We heard the first boom around 20 minutes ago.
“Hear the thunder?” Helaine asked. It was tough to avoid.
Over on Facebook Diane Campbell posted, “Just heard the loudest rumble of thunder I ever heard in my life! =(( scared me!”
It was in the forecast – phew! Bad weather isn’t so bad if it’s expected. That’s my very limited perspective.
These thunderstorms forming overhead gave me a chance to look at a new tool: The High Resolution Rapid Refresh model (HRRR). It’s your tax dollars at work.
The HRRR is the only hourly updated, radar-initialized, storm-resolving model running at this time over the US (or internationally), to our best knowledge. As a higher-resolution nest inside the hourly-updated Rapid Refresh the HRRR is designed to provide rapidly updated model guidance on convective storms for
- air traffic management
- severe weather forecasting
- NOAA National Weather Service Warn-On Forecast
- eventually provide improved background fields for NWS Real-Time Mesoscale Analysis
- provide improved basis for other aviation hazard forecasts (e.g., wake vortex, ceiling, visibility, turbulence, inflight icing, terminal forecasts)

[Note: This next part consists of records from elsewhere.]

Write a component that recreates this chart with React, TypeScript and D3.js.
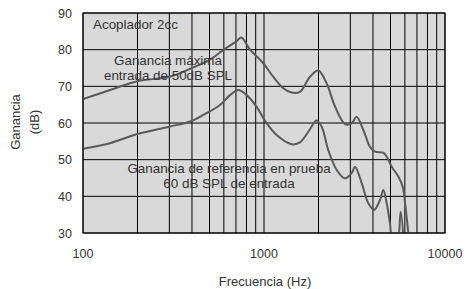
import React, { useEffect, useRef } from "react";
import * as d3 from "d3";

// curva superior: ganancia máxima, entrada 50 dB SPL
const maxFreq = [100, 141, 200, 300, 400, 500, 600, 700, 750, 837, 991, 1126, 1279, 1422, 1580, 1795, 1995, 2220, 2468, 2803, 3050, 3243, 3538, 3852, 4105, 4562, 4764, 5077, 5521, 5840, 6012, 6190, 6327];
const maxGain = [66.5, 69.0, 71.4, 72.6, 75.0, 77.2, 80.0, 82.2, 83.3, 80.0, 76.3, 72.6, 69.5, 68.3, 68.5, 72.6, 74.3, 70.8, 64.5, 59.7, 59.9, 61.7, 58.1, 53.5, 52.2, 51.9, 50.8, 48.1, 45.4, 42.6, 38.2, 32.7, 28];

// curva inferior: ganancia de referencia, entrada 60 dB SPL
const refFreq = [100, 141, 200, 300, 390, 462, 571, 649, 721, 802, 911, 1013, 1175, 1422, 1580, 1795, 1950, 2084, 2266, 2521, 2803, 3050, 3182, 3466, 3770, 4053, 4375, 4562, 4764, 4966, 5162, 5430, 5691, 5935];
const refGain = [53.0, 54.5, 57.0, 59.0, 60.4, 62.2, 64.9, 67.6, 69.0, 67.6, 64.4, 60.6, 56.7, 54.2, 54.7, 58.3, 60.7, 59.0, 52.6, 47.2, 44.9, 46.3, 48.1, 43.6, 38.1, 36.3, 39.0, 41.7, 38.1, 32.6, 27, 27, 35.8, 26];

const xTicks = [100, 1000, 10000];
const yTicks = [30, 40, 50, 60, 70, 80, 90];

function App() {
  const ref = useRef<SVGSVGElement | null>(null);

  useEffect(() => {
    const width = 467;
    const height = 289;
    const margin = { top: 13, right: 22, bottom: 56, left: 83 };
    const font = "'Liberation Sans', Arial, sans-serif";

    const svg = d3.select(ref.current).attr("width", width).attr("height", height);
    svg.selectAll("*").remove();

    const x = d3.scaleLog().domain([100, 10000]).range([margin.left, width - margin.right]);
    const y = d3.scaleLinear().domain([30, 90]).range([height - margin.bottom, margin.top]);

    svg.append("rect")
      .attr("x", x(100)).attr("y", y(90))
      .attr("width", x(10000) - x(100)).attr("height", y(30) - y(90))
      .attr("fill", "#d9d9d9");

    svg.append("clipPath").attr("id", "plot-clip")
      .append("rect")
      .attr("x", x(100)).attr("y", y(90))
      .attr("width", x(10000) - x(100)).attr("height", y(30) - y(90));

    // rejilla logarítmica
    const vLines: number[] = [];
    for (const dec of [100, 1000]) for (let k = 1; k <= 9; k++) vLines.push(dec * k);
    vLines.push(10000);

    svg.append("g").selectAll("line").data(vLines).enter().append("line")
      .attr("x1", (d) => x(d)).attr("x2", (d) => x(d))
      .attr("y1", y(90)).attr("y2", y(30))
      .attr("stroke", "#000").attr("stroke-width", 1);

    svg.append("g").selectAll("line").data(yTicks).enter().append("line")
      .attr("x1", x(100)).attr("x2", x(10000))
      .attr("y1", (d) => y(d)).attr("y2", (d) => y(d))
      .attr("stroke", "#000").attr("stroke-width", 1);

    // etiquetas de ejes
    svg.append("g").selectAll("text").data(yTicks).enter().append("text")
      .attr("x", x(100) - 11).attr("y", (d) => y(d) + 4.5)
      .attr("text-anchor", "end").attr("font-family", font).attr("font-size", 12.5)
      .attr("fill", "#333").text((d) => d);

    svg.append("g").selectAll("text").data(xTicks).enter().append("text")
      .attr("x", (d) => x(d)).attr("y", 258)
      .attr("text-anchor", "middle").attr("font-family", font).attr("font-size", 12.5)
      .attr("fill", "#333").text((d) => d);

    svg.append("text")
      .attr("x", 265).attr("y", 286)
      .attr("text-anchor", "middle").attr("font-family", font).attr("font-size", 13)
      .attr("fill", "#333").text("Frecuencia (Hz)");

    const yl = svg.append("text")
      .attr("transform", "translate(20,122) rotate(-90)")
      .attr("text-anchor", "middle").attr("font-family", font).attr("font-size", 13)
      .attr("fill", "#333");
    yl.append("tspan").attr("x", 0).attr("dy", 0).text("Ganancia");
    yl.append("tspan").attr("x", 0).attr("dy", 19).text("(dB)");

    // curvas
    const line = d3.line<[number, number]>()
      .x((d) => x(d[0])).y((d) => y(d[1]))
      .curve(d3.curveCatmullRom.alpha(0.5));

    const series = [
      maxFreq.map((f, i) => [f, maxGain[i]] as [number, number]),
      refFreq.map((f, i) => [f, refGain[i]] as [number, number]),
    ];

    svg.append("g").attr("clip-path", "url(#plot-clip)")
      .selectAll("path").data(series).enter().append("path")
      .attr("d", (d) => line(d))
      .attr("fill", "none").attr("stroke", "#5a5a5a").attr("stroke-width", 2)
      .attr("stroke-linejoin", "round");

    // anotaciones
    const note = (tx: number, ty: number, txt: string, anchor = "middle") =>
      svg.append("text").attr("x", tx).attr("y", ty)
        .attr("text-anchor", anchor).attr("font-family", font).attr("font-size", 13.4)
        .attr("fill", "#333").text(txt);

    note(93, 29, "Acoplador 2cc", "start");
    note(168, 65, "Ganancia máxima");
    note(168, 80, "entrada de 50dB SPL");
    note(229, 173, "Ganancia de referencia en prueba");
    note(229, 188, "60 dB SPL de entrada");

    svg.append("rect")
      .attr("x", x(100)).attr("y", y(90))
      .attr("width", x(10000) - x(100)).attr("height", y(30) - y(90))
      .attr("fill", "none").attr("stroke", "#000").attr("stroke-width", 1);
  }, []);

  return (
    <svg ref={ref} style={{ position: "absolute", left: 0, top: 0, background: "#fff" }}></svg>
  );
}

export default App;
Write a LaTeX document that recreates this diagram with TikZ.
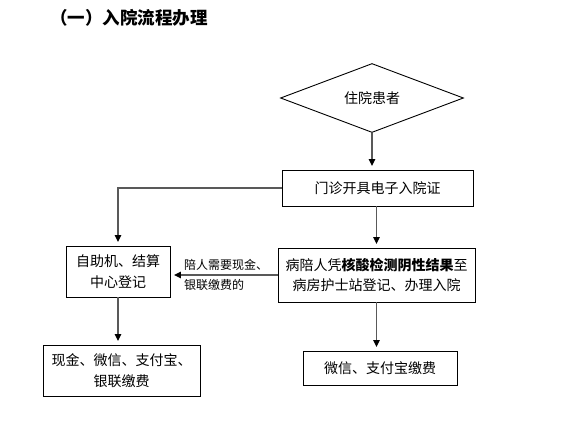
\documentclass[tikz,border=0pt]{standalone}
\usepackage{fontspec}
\setmainfont{Noto Sans CJK SC}
\usetikzlibrary{shapes.geometric,arrows.meta}
\tikzset{
  box/.style={draw=black, line width=0.9pt, inner sep=0pt, align=center,
    font=\fontsize{14}{20.5}\selectfont},
  arr/.style={draw=black!65, line width=1.3pt,
    -{Triangle[width=6.5pt,length=7pt,color=black]}, shorten >=3.5pt},
  plain/.style={draw=black!65, line width=1.3pt},
}
\begin{document}
\begin{tikzpicture}[x=1pt,y=-1pt]
\useasboundingbox (0,0) rectangle (565,431);
\node[anchor=west, font=\fontsize{17.5}{20}\selectfont\bfseries, inner sep=0pt] (title) at (50,18) {（一）入院流程办理};
\node[draw=black, line width=0.9pt, diamond, minimum width=183pt, minimum height=62pt, inner sep=0pt,
  font=\fontsize{14}{16}\selectfont] (dia) at (372,98) {住院患者};
\node[box, minimum width=191pt, minimum height=36pt] (b1) at (377.5,188) {门诊开具电子入院证};
\node[box, minimum width=104pt, minimum height=51pt] (b2) at (118,271.5) {自助机、结算\\中心登记};
\node[box, minimum width=197pt, minimum height=54pt] (b3) at (376.5,275) {病陪人凭\textbf{核酸检测阴性结果}至\\病房护士站登记、办理入院};
\node[box, minimum width=157pt, minimum height=51pt] (b4) at (121.5,370.5) {现金、微信、支付宝、\\银联缴费};
\node[box, minimum width=154pt, minimum height=34pt] (b5) at (380,368) {微信、支付宝缴费};
\node[anchor=west, align=left, inner sep=0pt, font=\fontsize{12}{20}\selectfont] (lab) at (184,274.5) {陪人需要现金、\\银联缴费的};
\draw[arr] (dia.south) -- (dia.south |- b1.north);
\draw[arr] (b1.west) -| (b2.north);
\draw[arr] (b3.north |- b1.south) -- (b3.north);
\draw[arr] (b3.west) -- (b3.west -| b2.east);
\draw[arr] (b2.south) -- (b2.south |- b4.north);
\draw[arr] (b3.south) -- (b3.south |- b5.north);
\end{tikzpicture}
\end{document}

Allow me to cut through the mumbo jumbo. HRRR is very high resolution in both time (15 minute increment output) and space (3km resolution). It is a short range model that only goes out 15 hours from initialization. Since it takes a while to process you’re left with 12 or 13 usable hours.
Typically models give hints not full solutions. You can never take the exact placement of features as a given. I expect the HRRR will change that!
I am looking at the 1730z radar image and predicted radar image. They’re pretty close¹. Not 100%, but much better than what I’m used to seeing.
If HRRR is as good as I hope these showers and thunderstorms will be gone by 5:30 pm (give or take a little).
Progress is good.
¹ – Unfortunately, the maps are different domains and projections. That makes overlaying them impossible.